BEGIN Items

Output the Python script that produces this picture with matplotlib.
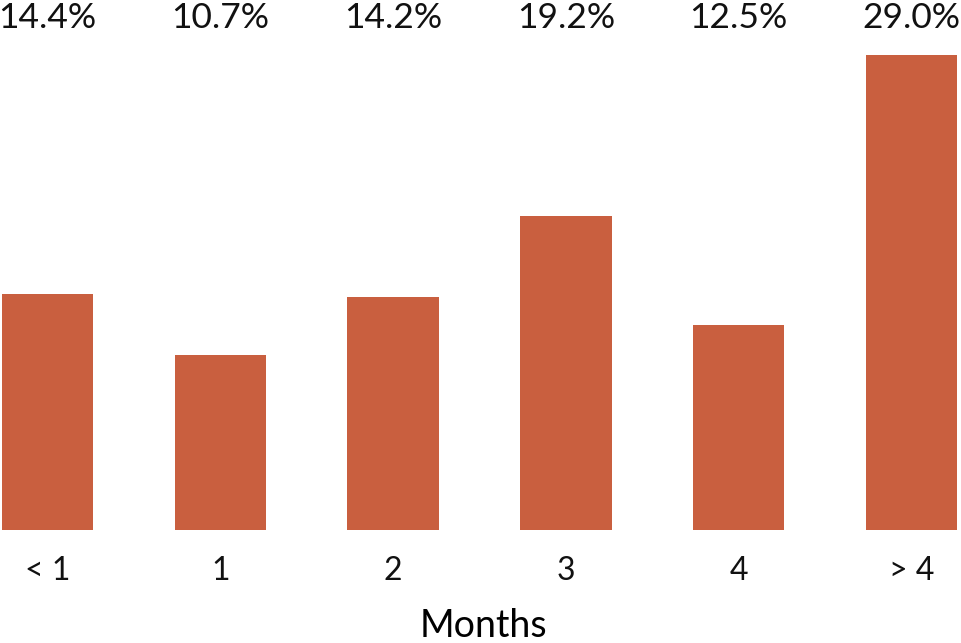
import matplotlib
matplotlib.use("Agg")
import matplotlib.pyplot as plt
import matplotlib.transforms as mtransforms

CATEGORIES = ["<1", "1", "2", "3", "4", ">4"]
TICK_LABELS = ["< 1", "1", "2", "3", "4", "> 4"]
SHARES = [14.4, 10.7, 14.2, 19.2, 12.5, 29.0]

BAR_COLOR = "#C95F3F"
FONT = ["Lato", "DejaVu Sans"]

W, H = 962, 643
fig = plt.figure(figsize=(W / 100, H / 100), dpi=100)

# axes placed in pixel terms: bar bottoms sit at y=530 px from the top
ax = fig.add_axes([0, 113 / H, 1, (H - 113) / H])

step = 172.8
x0 = 47.5
ax.set_xlim(-x0 / step, (W - x0) / step)
px_per_unit = 475 / 29.0
ax.set_ylim(0, (H - 113) / px_per_unit)

positions = list(range(len(CATEGORIES)))
ax.bar(positions, SHARES, width=0.53, color=BAR_COLOR)

trans = mtransforms.blended_transform_factory(ax.transData, fig.transFigure)
for pos, val in zip(positions, SHARES):
    ax.text(pos, 1 - 18 / H, f"{val:.1f}%", transform=trans, ha="center",
            va="center", fontsize=25.5, family=FONT, fontweight="normal",
            color="#111111")

for pos, lab in zip(positions, TICK_LABELS):
    ax.text(pos, 1 - 571 / H, lab, transform=trans, ha="center",
            va="center", fontsize=23, family=FONT, fontweight="normal",
            color="#111111")

fig.text(483 / W, 1 - 626 / H, "Months", ha="center", va="center",
         fontsize=27, family=FONT, color="black")

ax.axis("off")
fig.savefig("out.png", dpi=100)
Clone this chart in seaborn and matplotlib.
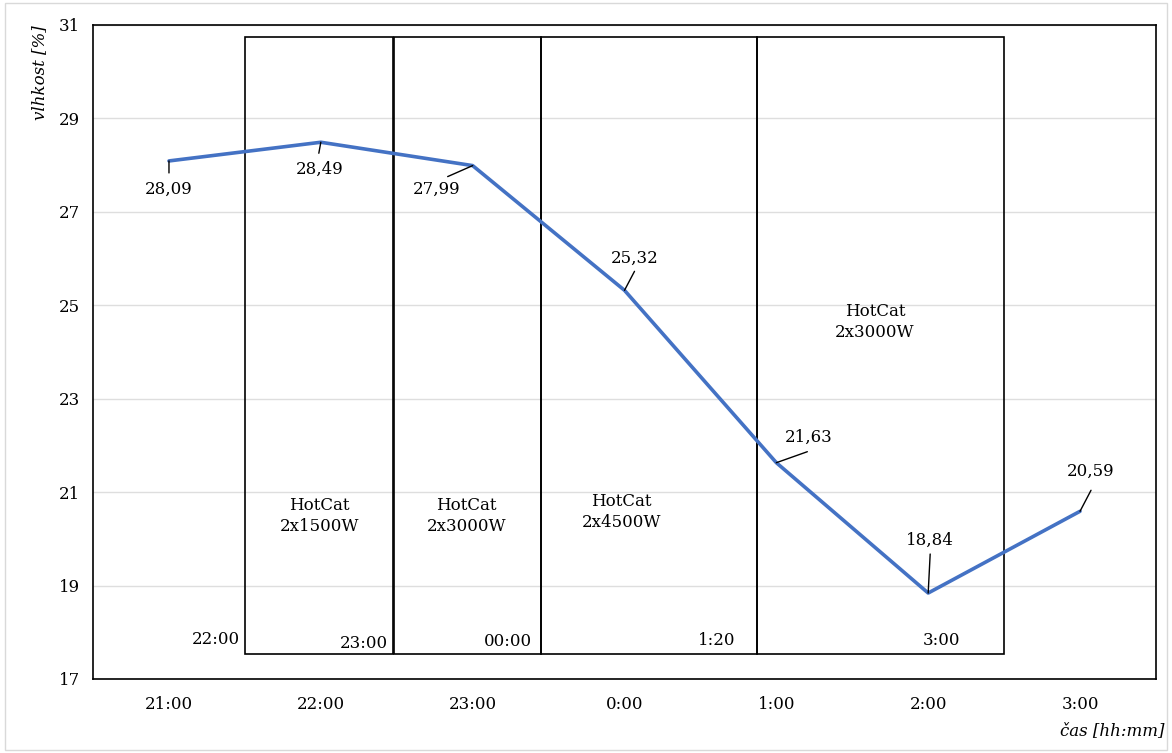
import matplotlib
matplotlib.use("Agg")
import matplotlib.pyplot as plt
import seaborn as sns
import pandas as pd
from matplotlib.patches import Rectangle

casy = ["21:00", "22:00", "23:00", "0:00", "1:00", "2:00", "3:00"]
vlhkost = [28.09, 28.49, 27.99, 25.32, 21.63, 18.84, 20.59]
popisky = ["28,09", "28,49", "27,99", "25,32", "21,63", "18,84", "20,59"]

# useky ohrevu (zacatek, konec na ose x) a jejich texty
useky_od = [0.5, 1.48, 2.45, 3.87]
useky_do = [1.475, 2.45, 3.87, 5.497]
useky_text = ["HotCat\n2x1500W", "HotCat\n2x3000W", "HotCat\n2x4500W", "HotCat\n2x3000W"]
useky_cas = ["23:00", "00:00", "1:20", "3:00"]

df = pd.DataFrame({"x": range(len(casy)), "vlhkost": vlhkost})

sns.set_style("white")
plt.rcParams["font.family"] = ["DejaVu Serif"]
plt.rcParams["font.size"] = 12
plt.rcParams["text.color"] = "black"
plt.rcParams["xtick.labelcolor"] = "black"
plt.rcParams["ytick.labelcolor"] = "black"

fig = plt.figure(figsize=(11.72, 7.53), dpi=100)
ax = fig.add_axes([0.0794, 0.0983, 0.9069, 0.8685])

ax.set_ylim(17, 31)
ax.set_xlim(-0.5, 6.5)
ax.set_yticks(range(17, 32, 2))
ax.yaxis.grid(True, color="#dedede", lw=1)
ax.set_axisbelow(True)

# obdelniky useku
top, bottom = 30.74, 17.53
for a, b in zip(useky_od, useky_do):
    ax.add_patch(Rectangle((a, bottom), b - a, top - bottom, fill=False,
                           edgecolor="black", lw=1.2, zorder=2))

sns.lineplot(data=df, x="x", y="vlhkost", color="#4472C4", lw=2.6, ax=ax, zorder=3)

# popisky hodnot s odkazovymi carami (posun v pixelech)
offs = [(0, -28), (-1, -27), (-36, -24), (10, 32), (32, 25), (2, 53), (11, 40)]
leader = [(0, -12), (-2, -11), (-25, -11), (10, 19), (31, 11), (2, 39), (11, 21)]
for i, (v, t) in enumerate(zip(vlhkost, popisky)):
    ox, oy = offs[i]
    lx, ly = leader[i]
    ax.annotate("", xy=(i, v), xytext=(lx * 0.72, ly * 0.72), textcoords="offset points",
                arrowprops=dict(arrowstyle="-", color="black", lw=1, shrinkA=0, shrinkB=0),
                zorder=4)
    ax.annotate(t, xy=(i, v), xytext=(ox * 0.72, oy * 0.72), textcoords="offset points",
                ha="center", va="center", fontsize=12, zorder=4)

# texty v usecich
txt_pos = [(0.99, 20.49), (1.96, 20.49), (2.98, 20.58), (4.65, 24.64)]
for (x, y), t in zip(txt_pos, useky_text):
    ax.text(x, y, t, ha="center", va="center", fontsize=12, linespacing=1.3)

ax.text(0.47, 17.835, "22:00", ha="right", va="center", fontsize=12)
cas_pos = [(1.44, 17.77), (2.39, 17.81), (3.73, 17.83), (5.21, 17.83)]
for (x, y), t in zip(cas_pos, useky_cas):
    ax.text(x, y, t, ha="right", va="center", fontsize=12)

# osa x: hlavni ticky na hranicich, popisky ve stredech
ax.set_xticks([i - 0.5 for i in range(len(casy) + 1)])
ax.set_xticklabels([])
ax.set_xticks(range(len(casy)), minor=True)
ax.set_xticklabels(casy, minor=True)
ax.tick_params(axis="x", which="major", direction="out", length=6, width=1.2, color="black")
ax.tick_params(axis="x", which="minor", length=0, pad=12, labelsize=12)
ax.tick_params(axis="y", direction="out", length=6, width=1.2, color="black", labelsize=12)

for s in ax.spines.values():
    s.set_color("black")
    s.set_linewidth(1.2)

ax.set_xlabel("")
ax.set_ylabel("")
fig.text(0.034, 0.966, "vlhkost [%]", rotation=90, ha="center", va="top",
         fontsize=12, style="italic")
fig.text(0.994, 0.03, "čas [hh:mm]", ha="right", va="center", fontsize=12, style="italic")

fig.patches.append(Rectangle((0.004, 0.004), 0.992, 0.992, transform=fig.transFigure,
                             fill=False, edgecolor="#d9d9d9", lw=1))

fig.savefig("out.png", dpi=100)
plt.close(fig)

END Items

To be done. Restate the full listing verbatim and drop every picture.

Result.
Output the Python script that produces this picture with matplotlib.
import matplotlib
matplotlib.use("Agg")
import matplotlib.pyplot as plt
import matplotlib.transforms as mtransforms

CATEGORIES = ["<1", "1", "2", "3", "4", ">4"]
TICK_LABELS = ["< 1", "1", "2", "3", "4", "> 4"]
SHARES = [14.4, 10.7, 14.2, 19.2, 12.5, 29.0]

BAR_COLOR = "#C95F3F"
FONT = ["Lato", "DejaVu Sans"]

W, H = 962, 643
fig = plt.figure(figsize=(W / 100, H / 100), dpi=100)

# axes placed in pixel terms: bar bottoms sit at y=530 px from the top
ax = fig.add_axes([0, 113 / H, 1, (H - 113) / H])

step = 172.8
x0 = 47.5
ax.set_xlim(-x0 / step, (W - x0) / step)
px_per_unit = 475 / 29.0
ax.set_ylim(0, (H - 113) / px_per_unit)

positions = list(range(len(CATEGORIES)))
ax.bar(positions, SHARES, width=0.53, color=BAR_COLOR)

trans = mtransforms.blended_transform_factory(ax.transData, fig.transFigure)
for pos, val in zip(positions, SHARES):
    ax.text(pos, 1 - 18 / H, f"{val:.1f}%", transform=trans, ha="center",
            va="center", fontsize=25.5, family=FONT, fontweight="normal",
            color="#111111")

for pos, lab in zip(positions, TICK_LABELS):
    ax.text(pos, 1 - 571 / H, lab, transform=trans, ha="center",
            va="center", fontsize=23, family=FONT, fontweight="normal",
            color="#111111")

fig.text(483 / W, 1 - 626 / H, "Months", ha="center", va="center",
         fontsize=27, family=FONT, color="black")

ax.axis("off")
fig.savefig("out.png", dpi=100)
Clone this chart in seaborn and matplotlib.
import matplotlib
matplotlib.use("Agg")
import matplotlib.pyplot as plt
import seaborn as sns
import pandas as pd
from matplotlib.patches import Rectangle

casy = ["21:00", "22:00", "23:00", "0:00", "1:00", "2:00", "3:00"]
vlhkost = [28.09, 28.49, 27.99, 25.32, 21.63, 18.84, 20.59]
popisky = ["28,09", "28,49", "27,99", "25,32", "21,63", "18,84", "20,59"]

# useky ohrevu (zacatek, konec na ose x) a jejich texty
useky_od = [0.5, 1.48, 2.45, 3.87]
useky_do = [1.475, 2.45, 3.87, 5.497]
useky_text = ["HotCat\n2x1500W", "HotCat\n2x3000W", "HotCat\n2x4500W", "HotCat\n2x3000W"]
useky_cas = ["23:00", "00:00", "1:20", "3:00"]

df = pd.DataFrame({"x": range(len(casy)), "vlhkost": vlhkost})

sns.set_style("white")
plt.rcParams["font.family"] = ["DejaVu Serif"]
plt.rcParams["font.size"] = 12
plt.rcParams["text.color"] = "black"
plt.rcParams["xtick.labelcolor"] = "black"
plt.rcParams["ytick.labelcolor"] = "black"

fig = plt.figure(figsize=(11.72, 7.53), dpi=100)
ax = fig.add_axes([0.0794, 0.0983, 0.9069, 0.8685])

ax.set_ylim(17, 31)
ax.set_xlim(-0.5, 6.5)
ax.set_yticks(range(17, 32, 2))
ax.yaxis.grid(True, color="#dedede", lw=1)
ax.set_axisbelow(True)

# obdelniky useku
top, bottom = 30.74, 17.53
for a, b in zip(useky_od, useky_do):
    ax.add_patch(Rectangle((a, bottom), b - a, top - bottom, fill=False,
                           edgecolor="black", lw=1.2, zorder=2))

sns.lineplot(data=df, x="x", y="vlhkost", color="#4472C4", lw=2.6, ax=ax, zorder=3)

# popisky hodnot s odkazovymi carami (posun v pixelech)
offs = [(0, -28), (-1, -27), (-36, -24), (10, 32), (32, 25), (2, 53), (11, 40)]
leader = [(0, -12), (-2, -11), (-25, -11), (10, 19), (31, 11), (2, 39), (11, 21)]
for i, (v, t) in enumerate(zip(vlhkost, popisky)):
    ox, oy = offs[i]
    lx, ly = leader[i]
    ax.annotate("", xy=(i, v), xytext=(lx * 0.72, ly * 0.72), textcoords="offset points",
                arrowprops=dict(arrowstyle="-", color="black", lw=1, shrinkA=0, shrinkB=0),
                zorder=4)
    ax.annotate(t, xy=(i, v), xytext=(ox * 0.72, oy * 0.72), textcoords="offset points",
                ha="center", va="center", fontsize=12, zorder=4)

# texty v usecich
txt_pos = [(0.99, 20.49), (1.96, 20.49), (2.98, 20.58), (4.65, 24.64)]
for (x, y), t in zip(txt_pos, useky_text):
    ax.text(x, y, t, ha="center", va="center", fontsize=12, linespacing=1.3)

ax.text(0.47, 17.835, "22:00", ha="right", va="center", fontsize=12)
cas_pos = [(1.44, 17.77), (2.39, 17.81), (3.73, 17.83), (5.21, 17.83)]
for (x, y), t in zip(cas_pos, useky_cas):
    ax.text(x, y, t, ha="right", va="center", fontsize=12)

# osa x: hlavni ticky na hranicich, popisky ve stredech
ax.set_xticks([i - 0.5 for i in range(len(casy) + 1)])
ax.set_xticklabels([])
ax.set_xticks(range(len(casy)), minor=True)
ax.set_xticklabels(casy, minor=True)
ax.tick_params(axis="x", which="major", direction="out", length=6, width=1.2, color="black")
ax.tick_params(axis="x", which="minor", length=0, pad=12, labelsize=12)
ax.tick_params(axis="y", direction="out", length=6, width=1.2, color="black", labelsize=12)

for s in ax.spines.values():
    s.set_color("black")
    s.set_linewidth(1.2)

ax.set_xlabel("")
ax.set_ylabel("")
fig.text(0.034, 0.966, "vlhkost [%]", rotation=90, ha="center", va="top",
         fontsize=12, style="italic")
fig.text(0.994, 0.03, "čas [hh:mm]", ha="right", va="center", fontsize=12, style="italic")

fig.patches.append(Rectangle((0.004, 0.004), 0.992, 0.992, transform=fig.transFigure,
                             fill=False, edgecolor="#d9d9d9", lw=1))

fig.savefig("out.png", dpi=100)
plt.close(fig)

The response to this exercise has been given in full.